Se O Cavaleiro das Trevas é a obra definitiva do Homem-Morcego, cabe à Piada Mortal fazer a abordagem mais intimista dele.

Todo leitor de HQ que se preze sabe que o Coringa é um psicótico capaz das maiores atrocidades. Mas que aconteceria se essa força do mal fosse o resultado de trágicas casualidades? Tal possibilidade foi colocada pelo roteirista Alan Moore em 1988.

A história da Piada Mortal começa com uma visita do Batman ao asilo Arkham. O motivo? O Morcego quer ter uma conversa definitiva com seu pior inimigo, o Coringa, antes que ambos acabem se matando. Só que ele chega tarde. O Palhaço do Crime escapou, deixando um comparsa no seu lugar.

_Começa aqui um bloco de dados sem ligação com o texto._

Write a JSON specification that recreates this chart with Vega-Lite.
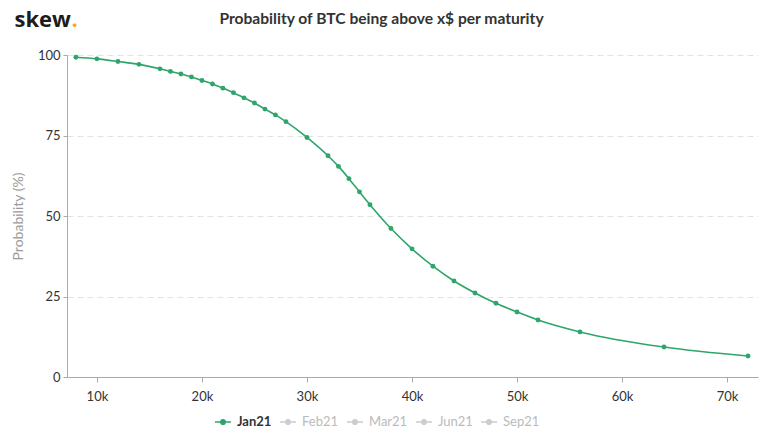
{
  "$schema": "https://vega.github.io/schema/vega-lite/v6.json",
  "width": 691,
  "height": 322,
  "autosize": {"type": "none"},
  "padding": {"left": 67, "top": 55, "right": 18, "bottom": 58},
  "background": "white",
  "config": {"font": "Lato", "view": {"stroke": null}},
  "title": {
    "text": "Probability of BTC being above x$ per maturity",
    "font": "Lato",
    "fontSize": 15.6,
    "fontWeight": "bold",
    "color": "#333333",
    "anchor": "middle",
    "frame": "group",
    "dx": -31,
    "offset": 0,
    "dy": 20
  },
  "data": {
    "values": [
      {"strike": 8000, "prob": 99.3, "maturity": "Jan21"},
      {"strike": 10000, "prob": 98.8, "maturity": "Jan21"},
      {"strike": 12000, "prob": 98.0, "maturity": "Jan21"},
      {"strike": 14000, "prob": 97.1, "maturity": "Jan21"},
      {"strike": 16000, "prob": 95.7, "maturity": "Jan21"},
      {"strike": 17000, "prob": 94.9, "maturity": "Jan21"},
      {"strike": 18000, "prob": 94.1, "maturity": "Jan21"},
      {"strike": 19000, "prob": 93.2, "maturity": "Jan21"},
      {"strike": 20000, "prob": 92.1, "maturity": "Jan21"},
      {"strike": 21000, "prob": 91.0, "maturity": "Jan21"},
      {"strike": 22000, "prob": 89.7, "maturity": "Jan21"},
      {"strike": 23000, "prob": 88.3, "maturity": "Jan21"},
      {"strike": 24000, "prob": 86.7, "maturity": "Jan21"},
      {"strike": 25000, "prob": 85.1, "maturity": "Jan21"},
      {"strike": 26000, "prob": 83.2, "maturity": "Jan21"},
      {"strike": 27000, "prob": 81.4, "maturity": "Jan21"},
      {"strike": 28000, "prob": 79.3, "maturity": "Jan21"},
      {"strike": 30000, "prob": 74.4, "maturity": "Jan21"},
      {"strike": 32000, "prob": 68.7, "maturity": "Jan21"},
      {"strike": 33000, "prob": 65.4, "maturity": "Jan21"},
      {"strike": 34000, "prob": 61.6, "maturity": "Jan21"},
      {"strike": 35000, "prob": 57.5, "maturity": "Jan21"},
      {"strike": 36000, "prob": 53.5, "maturity": "Jan21"},
      {"strike": 38000, "prob": 46.1, "maturity": "Jan21"},
      {"strike": 40000, "prob": 39.8, "maturity": "Jan21"},
      {"strike": 42000, "prob": 34.4, "maturity": "Jan21"},
      {"strike": 44000, "prob": 29.8, "maturity": "Jan21"},
      {"strike": 46000, "prob": 26.1, "maturity": "Jan21"},
      {"strike": 48000, "prob": 22.9, "maturity": "Jan21"},
      {"strike": 50000, "prob": 20.2, "maturity": "Jan21"},
      {"strike": 52000, "prob": 17.7, "maturity": "Jan21"},
      {"strike": 56000, "prob": 14.0, "maturity": "Jan21"},
      {"strike": 64000, "prob": 9.3, "maturity": "Jan21"},
      {"strike": 72000, "prob": 6.5, "maturity": "Jan21"}
    ]
  },
  "layer": [
    {
      "mark": {"type": "line", "interpolate": "monotone", "strokeWidth": 1.6},
      "encoding": {
        "x": {
          "field": "strike",
          "type": "quantitative",
          "scale": {"domain": [7150, 72950], "nice": false, "zero": false},
          "axis": {
            "orient": "bottom",
            "title": null,
            "values": [10000, 20000, 30000, 40000, 50000, 60000, 70000],
            "format": "~s",
            "labelFont": "Lato",
            "labelFontSize": 13,
            "labelColor": "#333333",
            "labelPadding": 8,
            "tickSize": 5,
            "tickColor": "#aaaaaa",
            "domainColor": "#aaaaaa",
            "grid": false
          }
        },
        "y": {
          "field": "prob",
          "type": "quantitative",
          "scale": {"domain": [0, 100], "nice": false},
          "axis": {
            "orient": "left",
            "title": "Probability (%)",
            "titleFont": "Lato",
            "titleFontSize": 14,
            "titleFontWeight": "normal",
            "titleColor": "#999999",
            "titlePadding": 12,
            "values": [0, 25, 50, 75, 100],
            "labelFont": "Lato",
            "labelFontSize": 13,
            "labelColor": "#333333",
            "labelPadding": 3,
            "tickSize": 4,
            "tickColor": "#aaaaaa",
            "domainColor": "#aaaaaa",
            "grid": true,
            "gridColor": "#e3e3e3",
            "gridDash": [6, 4]
          }
        },
        "color": {
          "field": "maturity",
          "type": "nominal",
          "scale": {
            "domain": ["Jan21", "Feb21", "Mar21", "Jun21", "Sep21"],
            "range": ["#2ea56b", "#cccccc", "#cccccc", "#cccccc", "#cccccc"]
          },
          "legend": {
            "orient": "none",
            "legendX": 147,
            "legendY": 358,
            "direction": "horizontal",
            "title": null,
            "symbolType": "M-1,0H1M-0.3,0A0.3,0.3,0,1,1,0.3,0A0.3,0.3,0,1,1,-0.3,0Z",
            "symbolSize": 256,
            "symbolStrokeWidth": 1.3,
            "labelFont": "Lato",
            "labelFontSize": 13,
            "labelOffset": 5,
            "columnPadding": 5,
            "encode": {
              "symbols": {
                "update": {
                  "fill": {"signal": "datum.value === 'Jan21' ? '#2ea56b' : '#cccccc'"},
                  "stroke": {"signal": "datum.value === 'Jan21' ? '#2ea56b' : '#cccccc'"},
                  "opacity": {"value": 1}
                }
              },
              "labels": {
                "update": {
                  "fill": {"signal": "datum.value === 'Jan21' ? '#333333' : '#bbbbbb'"},
                  "fontWeight": {"signal": "datum.value === 'Jan21' ? 'bold' : 'normal'"}
                }
              }
            }
          }
        }
      }
    },
    {
      "mark": {"type": "point", "filled": true, "size": 24, "opacity": 1},
      "encoding": {
        "x": {
          "field": "strike",
          "type": "quantitative",
          "axis": {
            "orient": "top",
            "title": "skew",
            "labels": false,
            "ticks": false,
            "domain": false,
            "grid": false,
            "titleFont": "Open Sans",
            "titleFontSize": 22,
            "titleFontWeight": "bold",
            "titleColor": "#1c1c1c",
            "titleAnchor": "start",
            "titleAlign": "left",
            "titleBaseline": "alphabetic",
            "titleX": -53,
            "titleY": -29
          }
        },
        "y": {
          "field": "prob",
          "type": "quantitative",
          "axis": {
            "orient": "right",
            "title": ".",
            "labels": false,
            "ticks": false,
            "domain": false,
            "grid": false,
            "titleFont": "Open Sans",
            "titleFontSize": 22,
            "titleFontWeight": "bold",
            "titleColor": "#f5a623",
            "titleAngle": 0,
            "titleAlign": "left",
            "titleBaseline": "alphabetic",
            "titleX": -687,
            "titleY": -29
          }
        },
        "color": {"field": "maturity", "type": "nominal", "legend": null}
      }
    }
  ],
  "resolve": {"axis": {"x": "independent", "y": "independent"}}
}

Nesse ponto a narrativa se desdobra. Voltamos ao passado para descobrir que o Coringa era um comediante desempregado. Com a esposa grávida e passando por graves problemas econômicos, recebe o convite para participar no assalto a uma indústria química. Nosso homem se debate entre seguir pelo caminho honesto e o dinheiro fácil. É nesse momento que recebe uma péssima notícia, sua esposa sofreu um acidente enquanto testava um aquecedor de mamadeiras elétrico. Ela acaba falecendo no hospital. Balançado e sem rumo, acaba aceitando o convite dos marginais.

Tudo dá errado. A polícia e o Batman estão no lugar do crime. O comediante cai num recipiente de lixo tóxico. Com os nervos abalados, conseqüência da cadeia de eventos trágicos narrados, nosso personagem enlouquece. Nasce, assim, o Coringa. Esses elementos da história foram aproveitados no primeiro filme do Batman, com Jack Nicholson interpretando o papel do Coringa.

Na outra linha narrativa, no presente, o Coringa vá até a casa de James Gordon. Após cravar uma bala na espinha de Bárbara - que na verdade é a Bat-moça - leva o comissário como refém. Nas instalações de um circo abandonado, Gordon é submetido a uma série de torturas cujo único objetivo é enlouquecê-lo. O ambiente é dantesco, cheio de mostrengos e personagens de pesadelo. Ambas narrativas se entrecruzam a cada momento numa das melhores performances que a arte seqüencial já viu.

Batman visita Bárbara no hospital e, após breve conversa, parte à procura do comissário. Horas mais tarde um cartão de visita sugere que o Palhaço do Crime pode estar escondido num circo abandonado.

Este confronto entre o Morcego e o Coringa está marcado pelo aspecto psíquico. Enquanto lutam, o vilão afirma que não há diferença entre sua loucura e a do mundo que o rodeia. Nesse ponto ele está certo.

No final o Coringa é derrotado. Mas, antes de Batman levá-lo de volta para o asilo Arkham, vilão e herói conversam. O diálogo é antológico. O Morcego se oferece para ajudá-lo a encontrar o caminho da regeneração. Do contrário, ambos estarão condenados a colidir novamente, até que algum deles morra.

O Coringa responde que é tarde demais para pensar nisso. Então conta a velha piada dos dois loucos que fogem do asilo. Um deles pula o muro, mas o outro tem medo. O louco que pulou liga a lanterna e diz para o companheiro descer pelo facho de luz. Então o louco que ficou responde: "E se você desligar a lanterna quando estiver no meio?". A piada é velha, velhíssima.

O Coringa ri enquanto Batman, taciturno, observa. Devagar, as feições enrijecidas do Homem-Morcego esboçam um sorriso. Depois ri, meio forçado. Finalmente gargalha com o Coringa. Como dois moleques. Um carro da policia chega. A sirene berra. Chove. Vilão e herói se abraçam. Brutal.